5- Can you share with us something you used to think or do before you got involved in the Learning to Live Together Programmed and something you think or do now?
I can’t remember for sure things that I was doing when I was 13 years old. However, I do believe I was lucky that I got involved in the Learning to Live Together Programme since I was a child. I believe it has made me grow spiritually and it has helped me get more involved in my faith as a Christian. This is something I’m sure I have gained, as well as the successes I have achieved in my life.
I was also able to discover myself and to understand myself better, particularly in what I want to become. The programs help me discover who I am, being able to inspire other young girls in my school to bring the changes they all want to see. We all have something that we can offer to others or the world. I have always believed that.
6- What was your favorite part of the Learning to Live Together activities you were involved in?
The activities of “knowing myself and others”. I like that part because through that I was able to get to know myself and others and I learned to respect them. People wonder now why do I have so many friends, and I believe it is because I’m able to understand other people and respect everything that they believe.
7- How would you introduce the Learning to Live Together Programme to a child or a youth who would like to know about it?
For children, through games and by giving them the opportunity to create and discover something and make them share it with others. In my community I would suggest the LTLT to be put into the school curriculum, so teachers can be trained on how to use it in a school context. I live in a community where domestic violence occurs a lot, which results in an increasing number of children living in the streets. It’s better to start training children at a younger age.
8- Are you still involved somehow to Learning to Live Together activities? If so, how?
No! Now I’m not involved with any activities of Learning to Live Together.
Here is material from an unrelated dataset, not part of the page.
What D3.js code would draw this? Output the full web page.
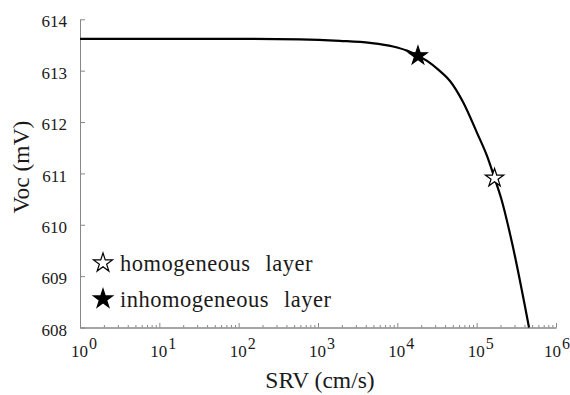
<!DOCTYPE html>
<html>
<head>
<meta charset="utf-8">
<script src="https://cdn.jsdelivr.net/npm/d3@7"></script>
<style>
  body { margin: 0; background: #fff; }
  .axis path, .axis line { stroke: #888; }
</style>
</head>
<body>
<svg id="chart" width="570" height="395"></svg>
<script>
// values
const srv = [1, 10, 104, 593, 1890, 4530, 8830, 13200, 18200, 23700, 34500, 46100, 67300, 101000, 135000, 168000, 203000, 279000, 457000]
const voc = [613.62, 613.62, 613.62, 613.61, 613.58, 613.54, 613.47, 613.39, 613.29, 613.19, 612.99, 612.80, 612.39, 611.79, 611.34, 610.91, 610.52, 609.65, 608.0]

const starSrv = [168000, 18200]
const starVoc = [610.91, 613.29]
const starNames = ["homogeneous layer", "inhomogeneous layer"]

const yTicks = [608, 609, 610, 611, 612, 613, 614]
const xExps = [0, 1, 2, 3, 4, 5, 6]

const W = 570, H = 395
const MARGIN = {left: 80, right: 14, top: 19.3, bottom: 67.5}
const FONT = "Liberation Serif"

const svg = d3.select("#chart").attr("font-family", FONT)

const x = d3.scaleLog().domain([1, 1e6]).range([MARGIN.left, W - MARGIN.right])
const y = d3.scaleLinear().domain([608, 614]).range([H - MARGIN.bottom, MARGIN.top])

// minor x ticks
let minor = []
for (let e = 0; e < 6; e++) {
  for (let m = 2; m <= 9; m++) minor.push(m * Math.pow(10, e))
}

svg.append("g")
  .attr("class", "axis")
  .attr("transform", `translate(0, ${y(608)})`)
  .call(d3.axisBottom(x).tickValues(minor).tickSize(-2.5).tickSizeOuter(0).tickFormat(""))

svg.append("g")
  .attr("class", "axis")
  .attr("transform", `translate(0, ${y(608)})`)
  .call(d3.axisBottom(x).tickValues(xExps.map(e => Math.pow(10, e))).tickSize(-4.5).tickSizeOuter(0).tickFormat(""))

svg.append("g")
  .attr("class", "axis")
  .attr("transform", `translate(${x(1)}, 0)`)
  .call(d3.axisLeft(y).tickValues(yTicks).tickSize(-5).tickSizeOuter(0).tickPadding(13).tickFormat(d3.format("d")))
  .attr("font-family", FONT)
  .attr("font-size", 17)
  .call(g => g.selectAll("text")
    .attr("dy", "0.45em")
    .attr("fill", "#1a1a1a")
    .attr("font-family", FONT))

// x tick labels 10^n
const xl = svg.append("g")
  .selectAll("text")
  .data(xExps)
  .join("text")
  .attr("x", d => Math.min(x(Math.pow(10, d)) - 9, W - 26))
  .attr("y", 357)
  .attr("fill", "#1a1a1a")
  .attr("font-family", FONT)
  .attr("font-size", 17)
xl.append("tspan").text("10")
xl.append("tspan").attr("dx", 1).attr("dy", -8).attr("font-size", 16).text(d => d)

// axis titles
svg.append("text")
  .attr("x", 320)
  .attr("y", 388)
  .attr("text-anchor", "middle")
  .attr("fill", "#1a1a1a")
  .attr("font-family", FONT)
  .attr("font-size", 23.5)
  .text("SRV (cm/s)")

svg.append("text")
  .attr("transform", `translate(29, 167) rotate(-90)`)
  .attr("text-anchor", "middle")
  .attr("fill", "#1a1a1a")
  .attr("font-family", FONT)
  .attr("font-size", 23.5)
  .text("Voc (mV)")

// curve
const line = d3.line()
  .x((d, i) => x(srv[i]))
  .y(d => y(d))
  .curve(d3.curveMonotoneX)

svg.append("path")
  .datum(voc)
  .attr("d", line)
  .attr("fill", "none")
  .attr("stroke", "#000")
  .attr("stroke-width", 2.2)

// star markers
const star = d3.symbol().type(d3.symbolStar)

svg.selectAll(".pt")
  .data(starSrv)
  .join("path")
  .attr("class", "pt")
  .attr("transform", (d, i) => `translate(${x(d)}, ${y(starVoc[i])})`)
  .attr("d", star.size(105)())
  .attr("fill", (d, i) => i === 0 ? "#fff" : "#000")
  .attr("stroke", "#000")
  .attr("stroke-width", 1.2)

// legend
const leg = svg.append("g")
  .selectAll("g")
  .data(starNames)
  .join("g")
  .attr("transform", (d, i) => `translate(103, ${263 + i * 36})`)

leg.append("path")
  .attr("d", star.size(112)())
  .attr("fill", (d, i) => i === 0 ? "#fff" : "#000")
  .attr("stroke", "#000")
  .attr("stroke-width", 1.2)

leg.append("text")
  .attr("x", 17)
  .attr("y", 7.5)
  .attr("fill", "#1a1a1a")
  .attr("font-family", FONT)
  .attr("font-size", 22.5)
  .attr("letter-spacing", "0.5px")
  .attr("word-spacing", "9px")
  .text(d => d)
</script>
</body>
</html>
But from the training that I’m conducting now of art and clown therapy, there are a lot of activities from LTLT that we are using.
9- Do you have anything else you want to add about your involvement in the Program?
People don’t easily see why I’m working for a community organization while my major is in Finances, but I find it interesting to provide services to children and to be able to bring smiles in their faces. I know some children face a lot of difficulties, but children who live in hospitals for long periods are not able to go to school like any other children. Through my work collaborating with artists, we are able to bring smiles to their faces. I’m able to do that now since I once received the Learning to Live Together training, which allows me to adapt different methodologies and use diverse activities during the therapies with children.